Considerado um dos melhores correspondentes internacionais do Brasil, Jamil Chade, que escreve para o UOL a partir de Genebra, na Suíça, relembra uma experiência que teve na Cisjordânia, onde se ergueu um muro que separa Israel da Palestina e é considerado um dos mais graves exemplos de apartheid social dos nossos tempos.
Passando pelas comunidades palestinas da região, Jamil perguntava: “Mas como foi erguido esse muro? Quem o ergueu?”. E a resposta era sempre um silêncio constrangedor. Até que alguém chegou ao lado dele e pediu: “Não pergunte mais isso, por favor”. Jamil ficou intrigado: “Por quê”. E a resposta: “Porque nós ajudamos a construir”.
Jamil Chade lembrou-se da história ao lançar, na noite de terça-feira (13), junto com a jornalista Juliana Monteiro, o livro que escreveram: “Ao Brasil, com Amor”. Durante os anos de 2021 e 2022, Jamil e Juliana trocaram cartas, que foram publicadas na revista Pessoa, onde trocavam suas impressões sobre o que acontecia no Brasil, no governo Jair Bolsonaro, durante a pandemia de covid-19, e as repercussões que viam de tudo isso no mundo, dos seus respectivos postos de observação.

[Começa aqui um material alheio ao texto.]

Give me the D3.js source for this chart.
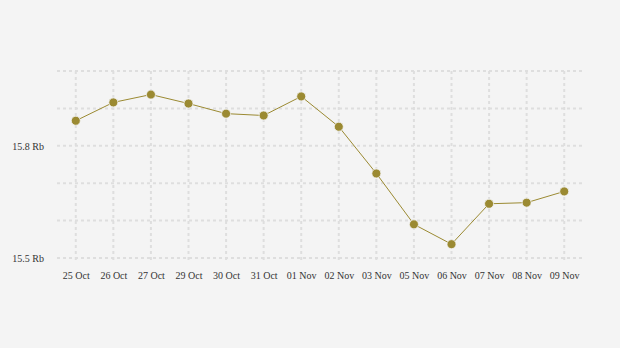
<!DOCTYPE html>
<html>
<head>
<meta charset="utf-8">
<script src="https://cdn.jsdelivr.net/npm/d3@7"></script>
<style>
  body { margin: 0; background: #f4f4f4; }
  svg { display: block; }
</style>
</head>
<body>
<div id="container"></div>
<script>
/* CONSTANTS AND GLOBALS */
const width = 620,
  height = 348,
  margin = {top: 71, bottom: 90, left: 57, right: 37};
const serif = "'Liberation Serif', 'Times New Roman', 'DejaVu Serif', serif";

/* DATA */
const dates = ["25 Oct", "26 Oct", "27 Oct", "29 Oct", "30 Oct", "31 Oct", "01 Nov",
  "02 Nov", "03 Nov", "05 Nov", "06 Nov", "07 Nov", "08 Nov", "09 Nov"];
const prices = [15.867, 15.916, 15.937, 15.913, 15.886, 15.881, 15.932,
  15.851, 15.726, 15.590, 15.537, 15.645, 15.648, 15.678];
const gridValues = [15.5, 15.6, 15.7, 15.8, 15.9, 16.0];
const labelValues = [15.5, 15.8];

const data = dates.map((d, i) => ({date: d, price: prices[i]}));

const svg = d3.select("#container")
  .append("svg")
  .attr("width", width)
  .attr("height", height);

// SCALES
const xScale = d3.scalePoint()
  .domain(dates)
  .range([margin.left, width - margin.right])
  .padding(0.5);

const yScale = d3.scaleLinear()
  .domain([15.5, 16.0])
  .range([height - margin.bottom, margin.top]);

// GRID
svg.append("g")
  .selectAll("line.h")
  .data(gridValues)
  .join("line")
  .attr("class", "h")
  .attr("x1", margin.left)
  .attr("x2", width - margin.right)
  .attr("y1", d => yScale(d))
  .attr("y2", d => yScale(d))
  .attr("stroke", "#dedede")
  .attr("stroke-width", 2)
  .attr("stroke-dasharray", "3,3");

svg.append("g")
  .selectAll("line.v")
  .data(dates)
  .join("line")
  .attr("class", "v")
  .attr("x1", d => xScale(d))
  .attr("x2", d => xScale(d))
  .attr("y1", margin.top)
  .attr("y2", height - margin.bottom + 5)
  .attr("stroke", "#dedede")
  .attr("stroke-width", 2)
  .attr("stroke-dasharray", "3,3");

// AXES
const yAxis = d3.axisLeft(yScale)
  .tickValues(labelValues)
  .tickFormat(d => d3.format(".1f")(d) + " Rb")
  .tickSize(0)
  .tickPadding(13);

svg.append("g")
  .attr("transform", `translate(${margin.left},0)`)
  .call(yAxis)
  .call(g => g.select(".domain").remove())
  .selectAll("text")
  .style("font-size", "10px")
  .style("font-family", serif)
  .style("fill", "#333");

const xAxis = d3.axisBottom(xScale)
  .tickSize(0)
  .tickPadding(14);

svg.append("g")
  .attr("transform", `translate(0,${height - margin.bottom})`)
  .call(xAxis)
  .call(g => g.select(".domain").remove())
  .selectAll("text")
  .style("font-size", "10px")
  .style("font-family", serif)
  .style("fill", "#333");

// LINE
const lineGen = d3.line()
  .x(d => xScale(d.date))
  .y(d => yScale(d.price));

svg.append("path")
  .datum(data)
  .attr("fill", "none")
  .attr("stroke", "#9b8a32")
  .attr("stroke-width", 1)
  .attr("d", lineGen);

// DOTS
svg.selectAll(".dot")
  .data(data)
  .join("circle")
  .attr("class", "dot")
  .attr("cx", d => xScale(d.date))
  .attr("cy", d => yScale(d.price))
  .attr("r", 4.5)
  .attr("fill", "#9b8a32")
  .attr("stroke", "#f4f4f4")
  .attr("stroke-width", 0.8);
</script>
</body>
</html>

Jamil observa o mundo de Genebra, Juliana de Roma, na Itália, onde vive com sua família. As cartas estão agora reunidas no livro. Nós teremos, na próxima quinta-feira (22), mais chances de conversar com Jamil e Juliana. Eles estarão ao vivo, a partir das 18h30, no Congresso em Foco Talk. Aguarde mais informações.
No lançamento do livro, na Livraria da Travessa, em Brasília, Jamil contou essa história, que Juliana emendou com outras reflexões que merecem ser levadas em conta. Em Brasília por estes dias, com sua família, Juliana resolveu ir até a Esplanada dos Ministérios no dia Sete de Setembro, quando Bolsonaro sequestrou as comemorações pelo bicentenário da Independência e as transformou em um ato de campanha.
A primeira constatação de Juliana: havia muita gente na Esplanada dos Ministérios. Como houve também muita gente nos atos do Rio de Janeiro e de São Paulo. E ela afirma: não viu ali uma horda de boçais rugindo e espargindo o seu ódio contra a humanidade. Juliana viu famílias, de diversos níveis sociais. “Aquelas pessoas podiam até ser equivocadas, mal informadas, movidas por avaliações erradas. Mas o que levava muitos ali não era o ódio, de alguma forma era esperança”.
Ao fazer tais constatações em alguns grupos, Juliana conta que começou a ser hostilizada e cancelada por segmentos da esquerda. Ela, na visão deles, não deveria expressar que Bolsonaro de fato arregimentara um grupo grande de pessoas. Ela não deveria olhar para aquelas pessoas como se seres humanos fossem.
Publicidade“A julgar pelas pesquisas de agora, nós temos algo em torno de 50 milhões de pessoas que consideram Bolsonaro a melhor opção. O que nós vamos fazer depois da eleição com elas? Nós vamos construir um muro e deixá-las do outro lado?”, pergunta Juliana.
A jornalista considera que a forma das reações a ela por essas constatações pelo campo da esquerda ajuda a explicar também muito do nosso drama. E quem conhece Juliana sabe que, a essa altura, ela não tem a menor dúvida quanto à opção que irá tomar no dia 2 de outubro quando entrar na cabine eleitoral. Mas é preciso refletir sobre a forma como fomos construindo todo esse processo. Como todos fomos eliminando as nuances. Como fomos cancelando e hostilizando cada um que não se adequava inteiramente ao nosso pensamento. Quem acompanha este espaço, sabe que essa é aqui também uma preocupação há muito tempo.
No encontro de terça-feira (13), Jamil lembrou ainda o quanto que até hoje é difícil à Alemanha superar a chaga do nazismo. E, sobre a Alemanha, Hannah Arendt já refletira sobre como o mal se dissemina, se entranha, se torna banal, a explicar como as pessoas podem acabar seguindo e admirando valores e ações que normalmente repudiariam. Mas porque estão tomadas por uma interpretação totalmente distorcida da realidade. E Hannah Arendt, ao tentar refletir e compreender isso, também foi no início muito mal compreendida.
A pouco mais de duas semanas das eleições, ainda não somos capazes de dizer qual será o resultado. O que fica, porém, da leitura do livro de Jamil e Juliana, das impressões de quem ama o Brasil e, pelas circunstâncias, hoje o enxerga de longe, é que, qualquer que seja o resultado, o país terá que se reconstruir. Terá que se reconciliar. Terá que destruir os muros que foram sendo construídos.